Heredero de esa tradición cultural del pesimismo crónico de sus compatriotas Thomas Bernhard o Michael Haneke, una tradición que se ha prolongado también, tal vez como una moda festivalera, en otros cineastas austriacos de la última generación como Albert, Mader, Glawogger o Hausner, Seidl retrata aquí a una serie de personajes en los que puede reconocerse el espíritu de un país prisionero de sus apariencias de prosperidad y bienestar pero bajo cuya aseada superficie se esconde el macabro silencio de la historia (la alargada sombra del nazismo), los atavismos de una feroz violencia social, las más variadas perversiones sexuales y la congelación de las emociones y los sentimientos sustituidos por el orden, la limpieza y la disciplina: un viejo viudo cascarrabias y autoritario que convive con una nueva mujer en una casa-búnker, una joven enganchada a su novio macarra y maltratador, un vendedor ambulante de sistemas de seguridad para el hogar, una mujer madura solitaria e insatisfecha preocupada por su decadencia física que se deja someter a vejaciones por sus vecinos, un matrimonio roto por la muerte de un hijo que convive bajo el mismo techo sin dirigirse la palabra y una mujer enajenada obsesionada con hacer autostop y listas de cualquier cosa, son los protagonistas de esta particular ronda freak puntuada por interludios de piscinas de aguas cristalinas y jardines en perfecto estado de revista que funcionan como siniestro e irónico contrapunto.

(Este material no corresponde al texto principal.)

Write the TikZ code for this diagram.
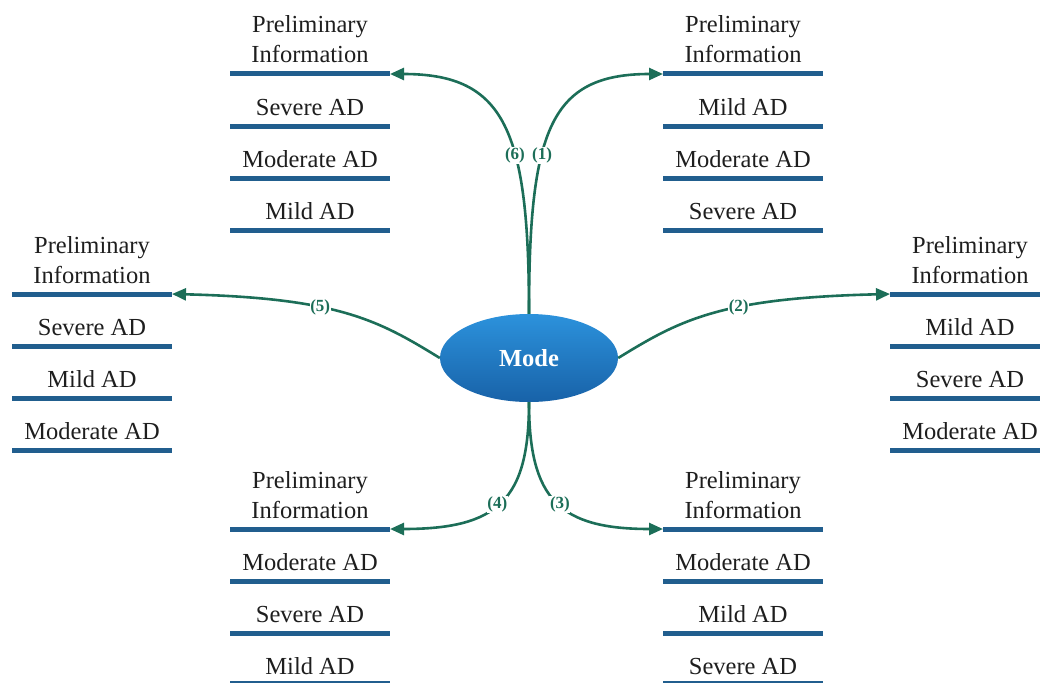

En la estructura coral, fragmentaria, circular y abierta de Hundstage resuena así el substrato social de una nación enferma, y en su rigor formal un malestar descorazonador y contagioso, como si no hubiera escapatoria más allá de sus planos geométricos y de las estampas de una normalidad en la que parecen haberse borrado las clases, detenido el tiempo y anestesiado o degradado todo vestigio de lo verdaderamente humano.